Habeck, a former co-leader of the Green party, proposed legislation this week that would roughly triple the pace of adding wind and solar power. "What was consciously built up in the last 10, 15 years - namely, making the dependence on Russian energy greater - can't of course be completely changed in a few days or in three months," Habeck said on Thursday (March 3) after convening with business leaders to discuss the crisis. "We will and need to remain open for energy imports from Russia."

The reason for concern is clear. Russia supplies more than half of Germany's gas, half of its coal and roughly a third of its oil. BloombergNEF estimates that replacing Russian gas would require an additional 82 LNG tankers a month, more than the February output of Qatar - one of the world's top producers.

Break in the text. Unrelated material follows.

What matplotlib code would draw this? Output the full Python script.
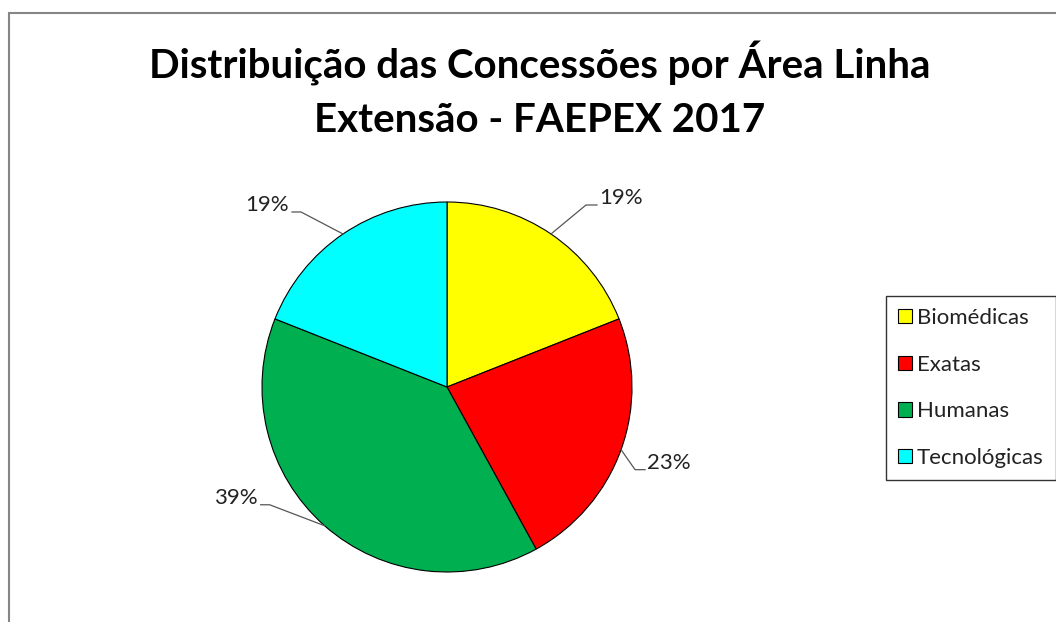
import numpy as np
import matplotlib
matplotlib.use('Agg')
import matplotlib.pyplot as plt
from matplotlib.patches import Rectangle

plt.rcParams['font.family'] = ['Lato', 'DejaVu Sans']

# data
areas = ['Biomédicas', 'Exatas', 'Humanas', 'Tecnológicas']
shares = [19, 23, 39, 19]
colors = ['#FFFF00', '#FF0000', '#00B050', '#00FFFF']
title = 'Distribuição das Concessões por Área Linha\nExtensão - FAEPEX 2017'

# label leader layout (pixels): elbow offset from arc point, horizontal run
leaders = [(35, 29, 11), (14, -20, 10), (-55, 21, -9), (-42, 22, -9)]

W, H = 1056, 622
fig = plt.figure(figsize=(W / 100, H / 100), dpi=100)
ax = fig.add_axes([0, 0, 1, 1])

cx, cy, r = 447, H - 387, 185
wedges, _ = ax.pie(shares, colors=colors, startangle=90, counterclock=False,
                   center=(cx, cy), radius=r,
                   wedgeprops=dict(edgecolor='black', linewidth=0.8))
ax.set_xlim(0, W)
ax.set_ylim(0, H)
ax.set_aspect('equal')
ax.axis('off')

for w, s, (dx, dy, run) in zip(wedges, shares, leaders):
    mid = np.deg2rad((w.theta1 + w.theta2) / 2)
    x0, y0 = cx + r * np.cos(mid), cy + r * np.sin(mid)
    x1, y1 = x0 + dx, y0 + dy
    x2 = x1 + run
    ax.plot([x0, x1, x2], [y0, y1, y1], color='#555555', lw=0.9)
    if run > 0:
        ax.text(x2 + 2, y1 + 7, f'{s}%', ha='left', va='center',
                fontsize=16, color='#222222')
    else:
        ax.text(x2 - 3, y1 + 7, f'{s}%', ha='right', va='center',
                fontsize=16, color='#222222')

fig.text(540 / W, 1 - 90 / H, title, ha='center', va='center',
         fontsize=29, fontweight='bold', linespacing=1.55)

leg = fig.legend(wedges, areas, loc='center left',
                 bbox_to_anchor=(886 / W, 1 - 388 / H),
                 fontsize=16, frameon=True, fancybox=False,
                 edgecolor='black', handlelength=0.6, handleheight=0.6,
                 handletextpad=0.25, labelspacing=1.2, borderpad=0.55,
                 borderaxespad=0)
leg.get_frame().set_linewidth(1.0)
for t in leg.get_texts():
    t.set_color('#222222')

# outer chart border
fig.add_artist(Rectangle((9 / W, -0.1), 1.2, 1 - 13 / H + 0.1,
                         transform=fig.transFigure, fill=False,
                         edgecolor='#868686', lw=1.5))

fig.savefig('out.png', dpi=100)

Russia shutting down deliveries isn't a far-fetched scenario, because gas only provides the government with a quarter of the revenue compared with oil, according to Stefan Ulrich, a BloombergNEF analyst.

"Industry production in Germany would be extremely affected in such a case," Volker Treier, head of the foreign trade board of Germany's industry lobby group DIHK, adding that compensating for the loss of Russian gas in the short term "borders on the impossible".

A gas shortage could prompt BASF to halt some factories, dealing a blow to supplies of materials used in cars, fertilisers and medicines across Europe. Some energy-intensive companies are starting to inquire about alternative fuels in the event of a gas cutoff, according to Wolfgang Hahn, owner of Energy Consulting GmbH, which advises hundreds of companies in Germany.

"This is the biggest energy crisis people in Europe have faced since the Second World War," said Hahn. "The 1970s was just a price crisis. This is more serious than that."